> THE TASK
Transcribe all of the material below word for word and leave out its pictures.

◇ ◇ ◇

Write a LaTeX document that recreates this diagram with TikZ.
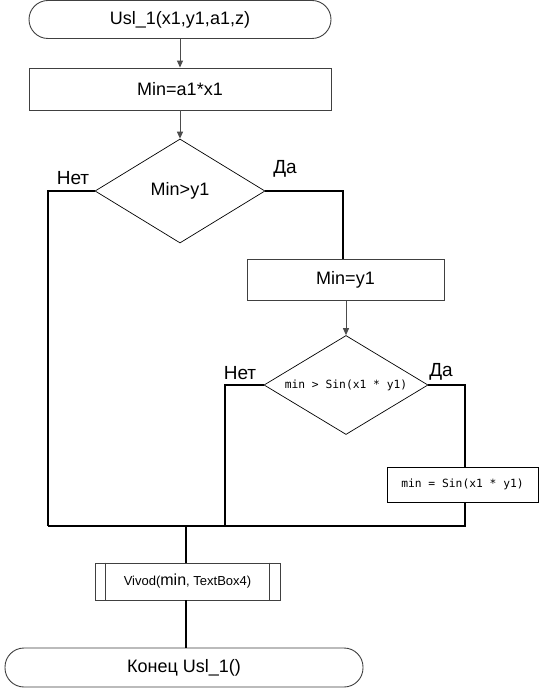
\documentclass[tikz,border=0pt]{standalone}
\usepackage{fontspec}
\setmainfont{Liberation Sans}
\newfontfamily\monofont{DejaVu Sans Mono}
\usetikzlibrary{shapes.geometric,arrows.meta}
\tikzset{
  term/.style={draw=black!75, line width=0.9pt, rectangle, rounded corners=19pt, inner sep=0pt, font=\fontsize{18}{20}\selectfont},
  procbox/.style={draw=black!75, line width=0.9pt, rectangle, inner sep=0pt, font=\fontsize{18}{20}\selectfont},
  decide/.style={draw=black, line width=0.7pt, diamond, inner sep=0pt, shape aspect=1.65, font=\fontsize{18}{20}\selectfont},
  arr/.style={draw=black!70, line width=1pt, -{Triangle[length=7pt,width=6pt]}},
  conn/.style={draw=black, line width=1.8pt},
  lbl/.style={font=\fontsize{19}{21}\selectfont, inner sep=0pt}
}
\begin{document}
\begin{tikzpicture}[x=1pt,y=-1pt]
\useasboundingbox (0,0) rectangle (539,700);
\fill[white] (0,0) rectangle (539,700);
\node[term, minimum width=302pt, minimum height=38pt] (start) at (180,19.5) {Usl\_1(x1,y1,a1,z)};
\node[procbox, minimum width=302pt, minimum height=42pt] (b1) at (180,89) {Min=a1*x1};
\node[decide, minimum width=170pt, minimum height=104pt] (d1) at (180,191) {Min>y1};
\node[procbox, minimum width=197pt, minimum height=41pt] (b2) at (345.5,280) {Min=y1};
\node[decide, minimum width=164pt, minimum height=99pt] (d2) at (346,385) {\monofont\fontsize{11.3}{13}\selectfont min > Sin(x1 * y1)};
\node[procbox, draw=black, minimum width=151pt, minimum height=35pt] (b3) at (462.5,484.5) {\monofont\fontsize{11.3}{13}\selectfont min = Sin(x1 * y1)};
\node[procbox, minimum width=185pt, minimum height=37pt] (out) at (187.5,581.5) {\fontsize{13}{15}\selectfont Vivod(\fontsize{16}{18}\selectfont min\fontsize{13}{15}\selectfont, TextBox4)};
\draw[draw=black!75, line width=0.9pt] ([xshift=11pt]out.north west) -- ([xshift=11pt]out.south west)
  ([xshift=-11pt]out.north east) -- ([xshift=-11pt]out.south east);
\node[term, minimum width=358pt, minimum height=39pt] (end) at (184,667.5) {Конец Usl\_1()};

\node[lbl] (n1) at (73,178) {Нет};
\node[lbl] (y1) at (285,169) {Да};
\node[lbl] (n2) at (240,373) {Нет};
\node[lbl] (y2) at (441,372) {Да};

\coordinate (jl) at (48,526);
\coordinate (jm) at (225,526);
\coordinate (jr) at (465,526);
\coordinate (jc) at (186,526);

\draw[arr] (start) -- (b1);
\draw[arr] (b1) -- (d1);
\draw[arr] (b2.south -| d2.north) -- (d2.north);
\draw[conn] (d1.west) -| (jl);
\draw[conn] (d1.east) -| (343,0 |- b2.north);
\draw[conn] (d2.west) -| (jm);
\draw[conn] (d2.east) -| (b3.north -| jr);
\draw[conn] (b3.south -| jr) -- (jr) -- (jl);
\draw[conn] (jc) -- (out.north -| jc);
\draw[conn] (out.south -| jc) -- (end.north -| jc);
\end{tikzpicture}
\end{document}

◇ ◇ ◇

> COMPLETE RESPONSE
Write a LaTeX document that recreates this diagram with TikZ.
\documentclass[tikz,border=0pt]{standalone}
\usepackage{fontspec}
\setmainfont{Liberation Sans}
\newfontfamily\monofont{DejaVu Sans Mono}
\usetikzlibrary{shapes.geometric,arrows.meta}
\tikzset{
  term/.style={draw=black!75, line width=0.9pt, rectangle, rounded corners=19pt, inner sep=0pt, font=\fontsize{18}{20}\selectfont},
  procbox/.style={draw=black!75, line width=0.9pt, rectangle, inner sep=0pt, font=\fontsize{18}{20}\selectfont},
  decide/.style={draw=black, line width=0.7pt, diamond, inner sep=0pt, shape aspect=1.65, font=\fontsize{18}{20}\selectfont},
  arr/.style={draw=black!70, line width=1pt, -{Triangle[length=7pt,width=6pt]}},
  conn/.style={draw=black, line width=1.8pt},
  lbl/.style={font=\fontsize{19}{21}\selectfont, inner sep=0pt}
}
\begin{document}
\begin{tikzpicture}[x=1pt,y=-1pt]
\useasboundingbox (0,0) rectangle (539,700);
\fill[white] (0,0) rectangle (539,700);
\node[term, minimum width=302pt, minimum height=38pt] (start) at (180,19.5) {Usl\_1(x1,y1,a1,z)};
\node[procbox, minimum width=302pt, minimum height=42pt] (b1) at (180,89) {Min=a1*x1};
\node[decide, minimum width=170pt, minimum height=104pt] (d1) at (180,191) {Min>y1};
\node[procbox, minimum width=197pt, minimum height=41pt] (b2) at (345.5,280) {Min=y1};
\node[decide, minimum width=164pt, minimum height=99pt] (d2) at (346,385) {\monofont\fontsize{11.3}{13}\selectfont min > Sin(x1 * y1)};
\node[procbox, draw=black, minimum width=151pt, minimum height=35pt] (b3) at (462.5,484.5) {\monofont\fontsize{11.3}{13}\selectfont min = Sin(x1 * y1)};
\node[procbox, minimum width=185pt, minimum height=37pt] (out) at (187.5,581.5) {\fontsize{13}{15}\selectfont Vivod(\fontsize{16}{18}\selectfont min\fontsize{13}{15}\selectfont, TextBox4)};
\draw[draw=black!75, line width=0.9pt] ([xshift=11pt]out.north west) -- ([xshift=11pt]out.south west)
  ([xshift=-11pt]out.north east) -- ([xshift=-11pt]out.south east);
\node[term, minimum width=358pt, minimum height=39pt] (end) at (184,667.5) {Конец Usl\_1()};

\node[lbl] (n1) at (73,178) {Нет};
\node[lbl] (y1) at (285,169) {Да};
\node[lbl] (n2) at (240,373) {Нет};
\node[lbl] (y2) at (441,372) {Да};

\coordinate (jl) at (48,526);
\coordinate (jm) at (225,526);
\coordinate (jr) at (465,526);
\coordinate (jc) at (186,526);

\draw[arr] (start) -- (b1);
\draw[arr] (b1) -- (d1);
\draw[arr] (b2.south -| d2.north) -- (d2.north);
\draw[conn] (d1.west) -| (jl);
\draw[conn] (d1.east) -| (343,0 |- b2.north);
\draw[conn] (d2.west) -| (jm);
\draw[conn] (d2.east) -| (b3.north -| jr);
\draw[conn] (b3.south -| jr) -- (jr) -- (jl);
\draw[conn] (jc) -- (out.north -| jc);
\draw[conn] (out.south -| jc) -- (end.north -| jc);
\end{tikzpicture}
\end{document}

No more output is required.